Version-Release number of selected component (if applicable):
3.0-5.2


a normal linux/types.h defines things this way (stock vanilla kernel, and other
Linux distributions):
#ifdef __KERNEL__
[...]
#else
typedef __kernel_uid_t          uid_t;
#define __uid_t_defined
typedef __kernel_gid_t          gid_t;
#define __gid_t_defined
#endif /* __KERNEL__ */

So that uid_t/gid_t are marked as defined.

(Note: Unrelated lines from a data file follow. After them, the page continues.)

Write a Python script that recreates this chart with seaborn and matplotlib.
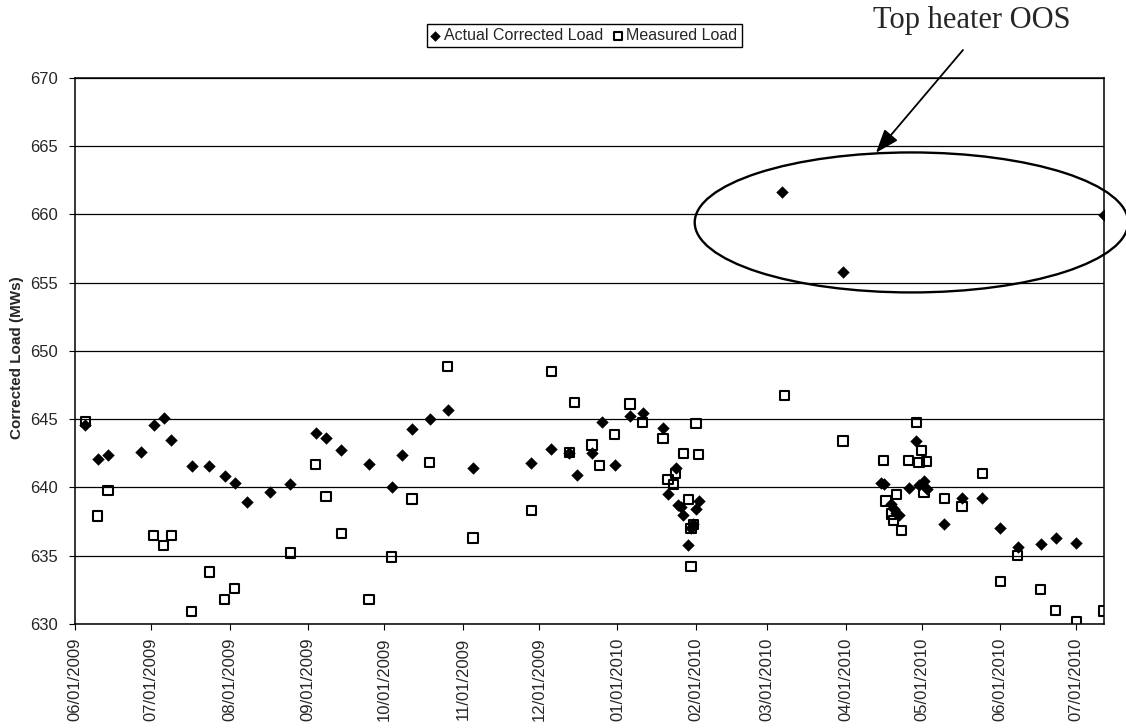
import matplotlib
matplotlib.use("Agg")
import matplotlib.pyplot as plt
import matplotlib.dates as mdates
from matplotlib.patches import Ellipse
import pandas as pd
import seaborn as sns

# ---- data -------------------------------------------------------------
actual_dates = [
    "2009-06-05", "2009-06-10", "2009-06-14", "2009-06-27", "2009-07-02",
    "2009-07-06", "2009-07-09", "2009-07-17", "2009-07-24", "2009-07-30",
    "2009-08-03", "2009-08-08", "2009-08-17", "2009-08-25", "2009-09-04",
    "2009-09-08", "2009-09-14", "2009-09-25", "2009-10-04", "2009-10-08",
    "2009-10-12", "2009-10-19", "2009-10-26", "2009-11-05", "2009-11-28",
    "2009-12-06", "2009-12-13", "2009-12-16", "2009-12-22", "2009-12-26",
    "2009-12-31", "2010-01-06", "2010-01-11", "2010-01-19", "2010-01-21",
    "2010-01-24", "2010-01-25", "2010-01-26", "2010-01-27", "2010-01-29",
    "2010-01-30", "2010-01-31", "2010-02-01", "2010-02-02", "2010-03-07",
    "2010-03-31", "2010-04-15", "2010-04-16", "2010-04-19", "2010-04-20",
    "2010-04-21", "2010-04-22", "2010-04-26", "2010-04-29", "2010-04-30",
    "2010-05-02", "2010-05-03", "2010-05-10", "2010-05-17", "2010-05-25",
    "2010-06-01", "2010-06-08", "2010-06-17", "2010-06-23", "2010-07-01",
    "2010-07-12",
]
actual_load = [
    644.6, 642.1, 642.4, 642.6, 644.6,
    645.1, 643.5, 641.6, 641.6, 640.8,
    640.35, 638.9, 639.65, 640.25, 643.95,
    643.6, 642.75, 641.7, 640.0, 642.4,
    644.3, 645.0, 645.7, 641.4, 641.75,
    642.8, 642.55, 640.9, 642.5, 644.8,
    641.65, 645.2, 645.45, 644.35, 639.5,
    641.4, 638.7, 638.6, 638.0, 635.8,
    637.0, 637.3, 638.4, 639.0, 661.6,
    655.8, 640.3, 640.25, 638.75, 638.4,
    638.1, 638.0, 639.95, 643.4, 640.15,
    640.45, 639.85, 637.3, 639.2, 639.2,
    637.0, 635.65, 635.85, 636.3, 635.9,
    659.95,
]

measured_dates = [
    "2009-06-05", "2009-06-10", "2009-06-14", "2009-07-02", "2009-07-06",
    "2009-07-09", "2009-07-17", "2009-07-24", "2009-07-30", "2009-08-03",
    "2009-08-25", "2009-09-04", "2009-09-08", "2009-09-14", "2009-09-25",
    "2009-10-04", "2009-10-12", "2009-10-19", "2009-10-26", "2009-11-05",
    "2009-11-28", "2009-12-06", "2009-12-13", "2009-12-15", "2009-12-22",
    "2009-12-25", "2009-12-31", "2010-01-06", "2010-01-11", "2010-01-19",
    "2010-01-21", "2010-01-23", "2010-01-24", "2010-01-27", "2010-01-29",
    "2010-01-30", "2010-01-30", "2010-01-31", "2010-02-01", "2010-02-02",
    "2010-03-08", "2010-03-31", "2010-04-16", "2010-04-17", "2010-04-19",
    "2010-04-20", "2010-04-21", "2010-04-23", "2010-04-26", "2010-04-29",
    "2010-04-30", "2010-05-01", "2010-05-02", "2010-05-03", "2010-05-10",
    "2010-05-17", "2010-05-25", "2010-06-01", "2010-06-08", "2010-06-17",
    "2010-06-23", "2010-07-01", "2010-07-12",
]
measured_load = [
    644.85, 637.9, 639.8, 636.5, 635.75,
    636.5, 630.9, 633.8, 631.8, 632.6,
    635.2, 641.7, 639.35, 636.6, 631.8,
    634.9, 639.15, 641.8, 648.85, 636.3,
    638.3, 648.5, 642.55, 646.2, 643.1,
    641.6, 643.85, 646.1, 644.75, 643.6,
    640.6, 640.2, 641.0, 642.5, 639.1,
    637.0, 634.2, 637.3, 644.7, 642.4,
    646.7, 643.4, 641.95, 639.0, 638.05,
    637.6, 639.5, 636.85, 641.95, 644.75,
    641.85, 642.7, 639.6, 641.9, 639.2,
    638.6, 641.0, 633.1, 635.0, 632.55,
    631.0, 630.2, 630.95,
]

y_ticks = [630, 635, 640, 645, 650, 655, 660, 665, 670]
x_range = ["2009-06-01", "2010-07-12"]
series_names = ["Actual Corrected Load", "Measured Load"]
y_title = "Corrected Load (MWs)"
note_text = "Top heater OOS"

# ---- styling ----------------------------------------------------------
sns.set_style("ticks")
plt.rcParams["font.family"] = ["Liberation Sans", "DejaVu Sans"]
plt.rcParams["axes.edgecolor"] = "black"
plt.rcParams["axes.linewidth"] = 1.0

fig = plt.figure(figsize=(11.26, 7.28), dpi=100)
ax = fig.add_axes([0.0666, 0.1429, 0.9139, 0.7504])

actual = pd.DataFrame({"Date": pd.to_datetime(actual_dates), "Load": actual_load})
measured = pd.DataFrame({"Date": pd.to_datetime(measured_dates), "Load": measured_load})

sns.scatterplot(data=actual, x="Date", y="Load", ax=ax, marker="D", s=40,
                color="black", edgecolor="black", linewidth=0,
                label=series_names[0], zorder=3)
sns.scatterplot(data=measured, x="Date", y="Load", ax=ax, marker="s", s=44,
                facecolor="none", edgecolor="black", linewidth=1.5,
                label=series_names[1], zorder=4)

# axes, ticks and grid
ax.set_ylim(y_ticks[0], y_ticks[-1])
ax.set_yticks(y_ticks)
ax.set_xlim(pd.Timestamp(x_range[0]), pd.Timestamp(x_range[1]))
ax.xaxis.set_major_locator(mdates.MonthLocator(bymonthday=1))
ax.xaxis.set_major_formatter(mdates.DateFormatter("%m/%d/%Y"))
ax.tick_params(axis="x", rotation=90, labelsize=12, length=4, width=0.8,
               direction="out", pad=6, color="black")
ax.tick_params(axis="y", labelsize=12, length=4, width=0.8,
               direction="out", pad=8, color="black")
ax.yaxis.grid(True, color="black", linewidth=0.9)
ax.xaxis.grid(False)
ax.set_axisbelow(True)
for sp in ax.spines.values():
    sp.set_visible(True)
    sp.set_color("black")
    sp.set_linewidth(1.1)

ax.set_xlabel("")
ax.set_ylabel(y_title, fontsize=11, fontweight="bold")
ax.yaxis.set_label_coords(-0.0495, 0.487)

# legend above the plot, boxed
handles, labels = ax.get_legend_handles_labels()
if ax.get_legend() is not None:
    ax.get_legend().remove()
fig.legend(handles, labels, loc="center", bbox_to_anchor=(0.5187, 0.951),
           ncol=2, frameon=True, fancybox=False, edgecolor="black",
           framealpha=1, fontsize=11.5, handlelength=0.6, handletextpad=0.25,
           columnspacing=0.6, borderpad=0.25, scatterpoints=1,
           markerscale=0.85)

# callout: ellipse around the out-of-service points, arrow and note
ell = Ellipse((mdates.date2num(pd.Timestamp("2010-04-27")), 659.4),
              width=171, height=10.25, fill=False, edgecolor="black",
              linewidth=1.7, clip_on=False, zorder=5)
ax.add_patch(ell)
ax.annotate("", xy=(mdates.date2num(pd.Timestamp("2010-04-13")), 664.5),
            xycoords="data", xytext=(963 / 1126, 1 - 50 / 728),
            textcoords="figure fraction", annotation_clip=False,
            arrowprops=dict(arrowstyle="-|>,head_length=0.6,head_width=0.22",
                            mutation_scale=24, color="black", lw=1.3,
                            shrinkA=0, shrinkB=0))
fig.text(873 / 1126, 1 - 28 / 728, note_text, fontsize=22,
         family=["Liberation Serif", "DejaVu Serif"], ha="left", va="baseline")

fig.savefig("out.png", dpi=100)
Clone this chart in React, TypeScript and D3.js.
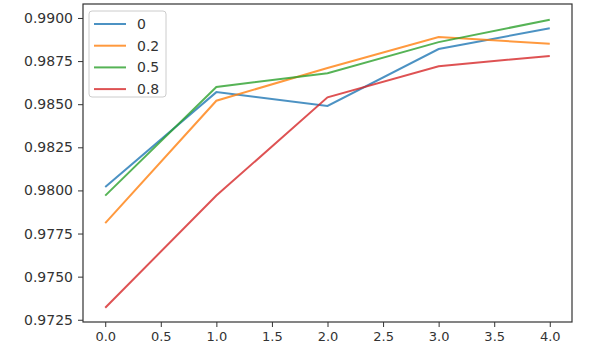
import React, { useRef, useEffect } from "react";
import * as d3 from "d3";

const xValues = [0, 1, 2, 3, 4];
const xTicks = [0, 0.5, 1, 1.5, 2, 2.5, 3, 3.5, 4];
const yTicks = [0.9725, 0.975, 0.9775, 0.98, 0.9825, 0.985, 0.9875, 0.99];

const seriesNames = ["0", "0.2", "0.5", "0.8"];
const seriesColors = ["#1f77b4", "#ff7f0e", "#2ca02c", "#d62728"];
const values0 = [0.9802, 0.9857, 0.9849, 0.9882, 0.9894];
const values02 = [0.9781, 0.9852, 0.9871, 0.9889, 0.9885];
const values05 = [0.9797, 0.986, 0.9868, 0.9886, 0.9899];
const values08 = [0.9732, 0.9797, 0.9854, 0.9872, 0.9878];
const seriesValues = [values0, values02, values05, values08];

export default function App() {
  const svgRef = useRef<SVGSVGElement>(null);

  useEffect(() => {
    document.body.style.margin = "0";
    if (!svgRef.current) return;
    const svg = d3.select(svgRef.current);
    svg.selectAll("*").remove();

    const width = 595;
    const height = 351;
    const margin = { top: 4, right: 23, bottom: 29, left: 83 };
    const innerWidth = width - margin.left - margin.right;
    const innerHeight = height - margin.top - margin.bottom;
    const font = "'DejaVu Sans', sans-serif";

    const xScale = d3.scaleLinear().domain([-0.2, 4.2]).range([0, innerWidth]);
    const yScale = d3.scaleLinear().domain([0.97237, 0.99081]).range([innerHeight, 0]);

    const g = svg.append("g").attr("transform", `translate(${margin.left},${margin.top})`);

    // lines
    const line = d3.line<number>()
      .x((_, i) => xScale(xValues[i]))
      .y(d => yScale(d));

    seriesValues.forEach((vals, i) => {
      g.append("path")
        .datum(vals)
        .attr("fill", "none")
        .attr("stroke", seriesColors[i])
        .attr("stroke-width", 2)
        .attr("stroke-opacity", 0.8)
        .attr("d", line);
    });

    // axes
    const xAxis = g.append("g")
      .attr("transform", `translate(0,${innerHeight})`)
      .call(d3.axisBottom(xScale).tickValues(xTicks).tickFormat(d3.format(".1f")).tickSize(5).tickPadding(5).tickSizeOuter(0));
    const yAxis = g.append("g")
      .call(d3.axisLeft(yScale).tickValues(yTicks).tickFormat(d3.format(".4f")).tickSize(5).tickPadding(5).tickSizeOuter(0));

    [xAxis, yAxis].forEach((ax, k) => {
      ax.select(".domain").remove();
      ax.selectAll("line").style("stroke", "#333").style("stroke-width", 1);
      ax.selectAll("text")
        .style("font-family", font)
        .style("font-size", k === 0 ? "13px" : "14px")
        .style("fill", "#333");
    });

    // frame
    g.append("rect")
      .attr("width", innerWidth)
      .attr("height", innerHeight)
      .attr("fill", "none")
      .attr("stroke", "#333")
      .attr("stroke-width", 1.2);

    // legend
    const legend = g.append("g").attr("transform", "translate(6,7)");
    legend.append("rect")
      .attr("width", 77)
      .attr("height", 86)
      .attr("rx", 3)
      .attr("fill", "#fff")
      .attr("fill-opacity", 0.8)
      .attr("stroke", "#ccc");

    seriesNames.forEach((name, i) => {
      const y = 13 + i * 21.7;
      legend.append("line")
        .attr("x1", 5)
        .attr("x2", 37)
        .attr("y1", y)
        .attr("y2", y)
        .attr("stroke", seriesColors[i])
        .attr("stroke-width", 2)
        .attr("stroke-opacity", 0.8);
      legend.append("text")
        .attr("x", 48)
        .attr("y", y + 5)
        .style("font-family", font)
        .style("font-size", "14px")
        .style("fill", "#333")
        .text(name);
    });
  }, []);

  return <svg ref={svgRef} width={595} height={351} style={{ display: "block", background: "#fff" }} />;
}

However, the glibc-kernheaders package do not tell that they are defined (with
#define __g/uid_t_defined).

When you need to include both <linux/types.h> and <unistd.h>, compilation will
fail because the type gets redefined.

If you read the /usr/include/unistd.h file you will find this:

/* The Single Unix specification says that some more types are
   available here.  */
# ifndef __gid_t_defined
typedef __gid_t gid_t;
#  define __gid_t_defined
# endif

# ifndef __uid_t_defined
typedef __uid_t uid_t;
#  define __uid_t_defined
# endif

I did not find why this was changed in Fedora.
Thank you for reading.

External bug reference: http://bugtracker.rsbac.org/view.php?id=76

Comment 1 David Woodhouse 2006-07-12 11:10:39 UTC
(In reply to comment #0)
> Description of problem:
> Some packages using Linux kernel headers do not compile
> 
> Version-Release number of selected component (if applicable):
> 3.0-5.2
> 
> 
> a normal linux/types.h defines things this way (stock vanilla kernel, and 
> other Linux distributions):
> #ifdef __KERNEL__
> [...]
> #else
> typedef __kernel_uid_t          uid_t;
> #define __uid_t_defined
> typedef __kernel_gid_t          gid_t;
> #define __gid_t_defined
> #endif /* __KERNEL__ */

That doesn't match the upstream kernel. See
http://git.kernel.org/git/?p=linux/kernel/git/torvalds/linux-2.6.git;a=blob;hb=6550e07f41ce8473ed684dac54fbfbd42183ffda;f=include/linux/types.h

> When you need to include both <linux/types.h> and <unistd.h>, compilation will
> fail because the type gets redefined.

Including kernel headers from userspace is generally broken. Please show an
example to justify your usage of <linux/types.h>. Shouldn't <asm/types.h>
generally be sufficient?

> I did not find why this was changed in Fedora.
> Thank you for reading.

Fedora's headers match the upstream kernel in this.
 
> External bug reference: http://bugtracker.rsbac.org/view.php?id=76

Seems to give me a login page.

Comment 2 kang 2006-07-12 12:35:31 UTC
Ok, you're right, linux/ should generally not be included.
Also, it seems to have changed (most distributions still have the #define
__gid.. in linux/types.h too)
probably until packages and so on update.
i switched to asm/types.h + sys/types.h which define the same types anyway.
(asm/types.h wasnt then sufficient)

about the other bugtracker: yes it seems not to allow anonymous access. (beeh)

you may close this bug as invalid, thanks for the quick reply :)


Comment 3 David Woodhouse 2006-07-12 13:04:34 UTC
The upstream kernel (as of 2.6.18-rc1) now has a 'make headers_install' target
which exports sanitised kernel headers. So Fedora doesn't have its own version
of anything now; it's all just taken from upstream. And hopefully the other
distributions will catch up with that shortly, and there'll be _no_ more
inconsistency between distributions.